▸ **YOUR OBJECTIVE**: Nothing after the line with "import numpy as np" belongs in the copy; extract the lines below from the top through that line, pictures left out.

'''

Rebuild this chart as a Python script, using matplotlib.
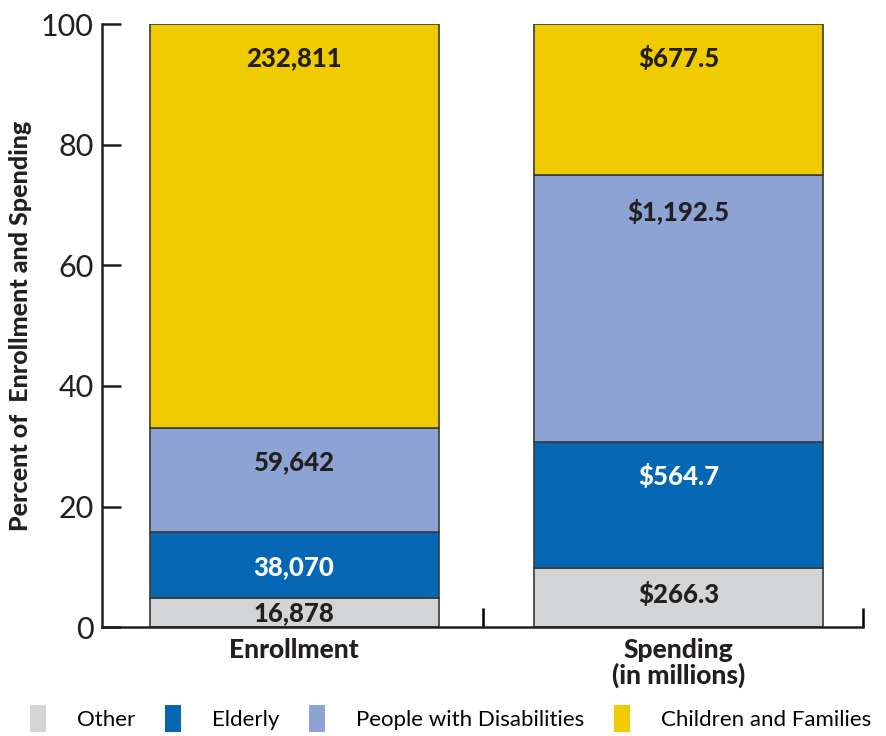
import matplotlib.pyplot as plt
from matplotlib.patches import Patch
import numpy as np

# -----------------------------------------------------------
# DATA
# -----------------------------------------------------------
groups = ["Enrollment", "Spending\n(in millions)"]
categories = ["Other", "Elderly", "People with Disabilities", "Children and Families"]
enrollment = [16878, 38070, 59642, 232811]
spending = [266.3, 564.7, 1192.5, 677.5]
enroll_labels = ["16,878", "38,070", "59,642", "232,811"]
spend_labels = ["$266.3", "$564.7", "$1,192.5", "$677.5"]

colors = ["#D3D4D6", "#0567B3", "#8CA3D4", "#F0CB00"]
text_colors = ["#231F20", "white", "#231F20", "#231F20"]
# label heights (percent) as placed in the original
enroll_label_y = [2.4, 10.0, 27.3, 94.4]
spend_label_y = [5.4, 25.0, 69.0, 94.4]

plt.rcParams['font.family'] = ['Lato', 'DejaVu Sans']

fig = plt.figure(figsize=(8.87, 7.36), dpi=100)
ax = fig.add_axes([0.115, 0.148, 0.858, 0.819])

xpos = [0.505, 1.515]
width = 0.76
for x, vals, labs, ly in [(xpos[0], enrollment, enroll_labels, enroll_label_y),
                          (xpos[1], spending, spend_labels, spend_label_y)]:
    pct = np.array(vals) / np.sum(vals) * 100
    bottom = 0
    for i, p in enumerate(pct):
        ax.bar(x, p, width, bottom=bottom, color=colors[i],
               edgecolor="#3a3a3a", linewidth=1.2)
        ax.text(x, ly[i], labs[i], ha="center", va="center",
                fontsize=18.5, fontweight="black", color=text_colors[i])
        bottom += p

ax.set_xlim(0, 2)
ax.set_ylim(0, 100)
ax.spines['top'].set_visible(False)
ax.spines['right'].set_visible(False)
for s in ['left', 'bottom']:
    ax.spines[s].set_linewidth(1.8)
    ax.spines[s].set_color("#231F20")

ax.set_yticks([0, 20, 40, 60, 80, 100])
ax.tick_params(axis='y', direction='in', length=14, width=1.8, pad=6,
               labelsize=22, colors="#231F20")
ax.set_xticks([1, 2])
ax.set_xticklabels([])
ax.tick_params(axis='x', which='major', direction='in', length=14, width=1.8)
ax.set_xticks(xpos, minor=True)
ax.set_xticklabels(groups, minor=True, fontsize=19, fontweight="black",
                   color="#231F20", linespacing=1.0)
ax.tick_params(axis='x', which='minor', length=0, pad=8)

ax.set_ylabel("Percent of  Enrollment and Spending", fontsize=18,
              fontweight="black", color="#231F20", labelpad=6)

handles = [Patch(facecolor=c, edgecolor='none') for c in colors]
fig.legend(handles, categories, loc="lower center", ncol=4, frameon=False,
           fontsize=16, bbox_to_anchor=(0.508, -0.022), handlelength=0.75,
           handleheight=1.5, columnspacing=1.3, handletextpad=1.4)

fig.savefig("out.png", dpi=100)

'''

▸ **RESULT OF THE TASK**:
Rebuild this chart as a Python script, using matplotlib.
import matplotlib.pyplot as plt
from matplotlib.patches import Patch
import numpy as np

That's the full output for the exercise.